• **Aim**:
Select all lines with the string "source" in them, and copy those lines.

• **Information supplied**:
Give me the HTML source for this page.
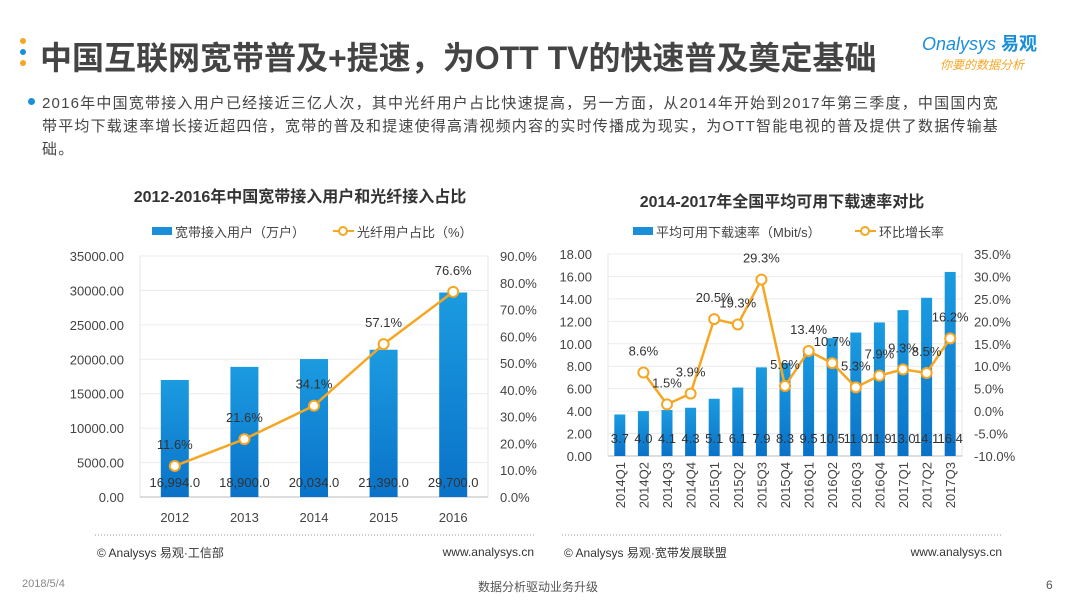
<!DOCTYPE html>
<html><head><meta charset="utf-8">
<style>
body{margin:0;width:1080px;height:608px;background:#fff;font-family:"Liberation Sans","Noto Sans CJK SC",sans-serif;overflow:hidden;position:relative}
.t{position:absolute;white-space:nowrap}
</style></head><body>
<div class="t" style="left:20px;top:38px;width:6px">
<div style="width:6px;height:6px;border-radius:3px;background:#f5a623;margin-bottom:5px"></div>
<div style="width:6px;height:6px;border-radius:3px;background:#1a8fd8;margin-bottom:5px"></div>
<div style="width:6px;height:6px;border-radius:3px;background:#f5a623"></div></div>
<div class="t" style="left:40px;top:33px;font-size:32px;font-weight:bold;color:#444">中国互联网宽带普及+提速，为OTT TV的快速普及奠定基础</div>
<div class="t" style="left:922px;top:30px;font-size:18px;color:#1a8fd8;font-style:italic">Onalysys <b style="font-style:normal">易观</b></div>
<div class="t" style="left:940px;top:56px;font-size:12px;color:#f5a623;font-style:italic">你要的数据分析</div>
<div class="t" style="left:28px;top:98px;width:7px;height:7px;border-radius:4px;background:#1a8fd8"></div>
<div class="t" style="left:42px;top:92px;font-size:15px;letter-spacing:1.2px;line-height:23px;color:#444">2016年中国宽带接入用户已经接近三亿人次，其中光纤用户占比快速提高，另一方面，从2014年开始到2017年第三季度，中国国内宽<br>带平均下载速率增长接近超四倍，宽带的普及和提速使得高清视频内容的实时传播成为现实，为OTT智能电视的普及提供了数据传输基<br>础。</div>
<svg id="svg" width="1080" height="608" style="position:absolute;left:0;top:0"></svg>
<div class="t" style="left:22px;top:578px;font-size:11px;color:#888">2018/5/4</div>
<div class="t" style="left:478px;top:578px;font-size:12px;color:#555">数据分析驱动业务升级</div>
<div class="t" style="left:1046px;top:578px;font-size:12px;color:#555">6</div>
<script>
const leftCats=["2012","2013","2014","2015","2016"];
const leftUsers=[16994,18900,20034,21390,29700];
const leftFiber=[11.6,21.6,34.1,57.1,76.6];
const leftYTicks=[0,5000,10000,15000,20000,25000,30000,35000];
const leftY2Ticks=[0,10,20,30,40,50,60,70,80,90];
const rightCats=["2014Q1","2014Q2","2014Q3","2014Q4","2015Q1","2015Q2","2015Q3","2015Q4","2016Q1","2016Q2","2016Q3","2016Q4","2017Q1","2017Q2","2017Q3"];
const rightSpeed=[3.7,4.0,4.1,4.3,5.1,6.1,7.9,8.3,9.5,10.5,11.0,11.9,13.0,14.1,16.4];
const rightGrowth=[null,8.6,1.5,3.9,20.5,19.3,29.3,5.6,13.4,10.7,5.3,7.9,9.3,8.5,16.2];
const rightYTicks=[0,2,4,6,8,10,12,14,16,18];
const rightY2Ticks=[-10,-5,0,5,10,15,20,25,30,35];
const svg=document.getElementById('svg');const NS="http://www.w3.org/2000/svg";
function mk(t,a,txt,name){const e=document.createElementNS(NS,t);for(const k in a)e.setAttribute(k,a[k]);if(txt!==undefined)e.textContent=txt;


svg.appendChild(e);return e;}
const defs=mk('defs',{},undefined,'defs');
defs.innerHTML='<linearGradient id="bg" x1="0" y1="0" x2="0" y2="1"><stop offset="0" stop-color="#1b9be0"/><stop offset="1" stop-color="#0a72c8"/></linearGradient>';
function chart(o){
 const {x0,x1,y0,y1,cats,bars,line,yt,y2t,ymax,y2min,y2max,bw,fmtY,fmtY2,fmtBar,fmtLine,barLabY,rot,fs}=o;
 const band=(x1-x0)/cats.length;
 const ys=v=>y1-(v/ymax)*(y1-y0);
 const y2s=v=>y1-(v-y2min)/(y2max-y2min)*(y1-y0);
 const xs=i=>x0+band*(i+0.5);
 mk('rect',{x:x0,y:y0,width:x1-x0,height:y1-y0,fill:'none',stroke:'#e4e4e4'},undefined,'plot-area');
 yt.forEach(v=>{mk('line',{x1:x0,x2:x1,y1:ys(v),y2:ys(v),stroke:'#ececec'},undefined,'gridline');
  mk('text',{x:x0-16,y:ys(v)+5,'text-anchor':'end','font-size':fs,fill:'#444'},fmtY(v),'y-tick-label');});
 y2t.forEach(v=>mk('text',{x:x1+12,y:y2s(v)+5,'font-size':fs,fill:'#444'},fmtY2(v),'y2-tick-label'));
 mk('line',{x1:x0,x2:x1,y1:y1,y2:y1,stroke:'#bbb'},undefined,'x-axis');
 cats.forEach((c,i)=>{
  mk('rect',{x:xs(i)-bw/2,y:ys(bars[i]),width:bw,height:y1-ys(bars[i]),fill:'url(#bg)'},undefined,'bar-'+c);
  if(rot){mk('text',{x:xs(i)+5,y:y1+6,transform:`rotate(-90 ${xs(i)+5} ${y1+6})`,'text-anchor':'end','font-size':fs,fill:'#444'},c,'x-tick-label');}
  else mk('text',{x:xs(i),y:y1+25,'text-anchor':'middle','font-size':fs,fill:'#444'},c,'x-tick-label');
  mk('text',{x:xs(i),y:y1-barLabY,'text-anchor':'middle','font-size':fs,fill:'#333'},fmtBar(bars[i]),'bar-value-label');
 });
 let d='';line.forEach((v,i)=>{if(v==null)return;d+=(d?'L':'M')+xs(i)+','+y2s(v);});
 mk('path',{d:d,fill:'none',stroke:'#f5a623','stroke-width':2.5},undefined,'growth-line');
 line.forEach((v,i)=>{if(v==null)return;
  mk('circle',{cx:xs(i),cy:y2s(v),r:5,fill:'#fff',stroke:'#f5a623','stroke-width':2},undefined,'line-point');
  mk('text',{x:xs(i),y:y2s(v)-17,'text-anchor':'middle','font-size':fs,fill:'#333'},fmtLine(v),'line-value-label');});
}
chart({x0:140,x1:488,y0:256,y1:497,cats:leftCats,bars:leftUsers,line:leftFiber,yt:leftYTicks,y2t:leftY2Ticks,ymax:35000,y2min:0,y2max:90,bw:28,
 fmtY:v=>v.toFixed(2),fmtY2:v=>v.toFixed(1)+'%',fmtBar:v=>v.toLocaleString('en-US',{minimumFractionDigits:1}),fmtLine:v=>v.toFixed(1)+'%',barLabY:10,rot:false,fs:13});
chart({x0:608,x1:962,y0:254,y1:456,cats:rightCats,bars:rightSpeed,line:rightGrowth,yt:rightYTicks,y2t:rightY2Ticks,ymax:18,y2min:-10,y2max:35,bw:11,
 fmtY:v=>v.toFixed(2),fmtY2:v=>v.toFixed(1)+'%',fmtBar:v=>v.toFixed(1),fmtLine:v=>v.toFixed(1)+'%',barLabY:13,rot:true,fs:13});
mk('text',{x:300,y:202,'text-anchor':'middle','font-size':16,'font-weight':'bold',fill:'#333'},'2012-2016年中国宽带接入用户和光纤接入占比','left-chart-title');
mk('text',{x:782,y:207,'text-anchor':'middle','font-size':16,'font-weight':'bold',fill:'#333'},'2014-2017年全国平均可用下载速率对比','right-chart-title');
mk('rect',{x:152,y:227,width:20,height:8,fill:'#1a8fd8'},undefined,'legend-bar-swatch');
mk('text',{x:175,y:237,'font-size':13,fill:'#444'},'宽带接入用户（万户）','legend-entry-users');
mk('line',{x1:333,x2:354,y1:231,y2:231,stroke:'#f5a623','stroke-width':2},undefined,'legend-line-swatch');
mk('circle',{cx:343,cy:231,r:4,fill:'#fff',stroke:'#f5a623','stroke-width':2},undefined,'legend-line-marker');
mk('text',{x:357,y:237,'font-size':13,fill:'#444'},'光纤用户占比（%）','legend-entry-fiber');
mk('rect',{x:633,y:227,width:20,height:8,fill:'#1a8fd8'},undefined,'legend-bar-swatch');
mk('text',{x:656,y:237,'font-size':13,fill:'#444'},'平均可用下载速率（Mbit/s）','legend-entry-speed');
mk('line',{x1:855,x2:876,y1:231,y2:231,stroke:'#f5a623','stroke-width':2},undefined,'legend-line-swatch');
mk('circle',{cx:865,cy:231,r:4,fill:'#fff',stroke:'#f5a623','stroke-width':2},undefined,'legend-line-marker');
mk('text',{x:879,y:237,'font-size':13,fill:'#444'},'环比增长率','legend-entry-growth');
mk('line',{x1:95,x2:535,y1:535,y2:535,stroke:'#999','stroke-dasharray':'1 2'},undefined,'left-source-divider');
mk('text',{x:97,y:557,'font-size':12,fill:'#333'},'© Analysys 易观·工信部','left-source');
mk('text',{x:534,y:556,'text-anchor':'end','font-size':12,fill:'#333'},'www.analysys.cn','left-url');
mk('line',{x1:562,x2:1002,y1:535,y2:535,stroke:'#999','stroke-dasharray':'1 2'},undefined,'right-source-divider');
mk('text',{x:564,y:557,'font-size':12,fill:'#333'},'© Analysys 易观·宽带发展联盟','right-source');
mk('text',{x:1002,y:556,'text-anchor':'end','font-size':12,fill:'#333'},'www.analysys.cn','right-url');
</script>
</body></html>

• **Task output**:
Give me the HTML source for this page.
mk('line',{x1:95,x2:535,y1:535,y2:535,stroke:'#999','stroke-dasharray':'1 2'},undefined,'left-source-divider');
mk('text',{x:97,y:557,'font-size':12,fill:'#333'},'© Analysys 易观·工信部','left-source');
mk('line',{x1:562,x2:1002,y1:535,y2:535,stroke:'#999','stroke-dasharray':'1 2'},undefined,'right-source-divider');
mk('text',{x:564,y:557,'font-size':12,fill:'#333'},'© Analysys 易观·宽带发展联盟','right-source');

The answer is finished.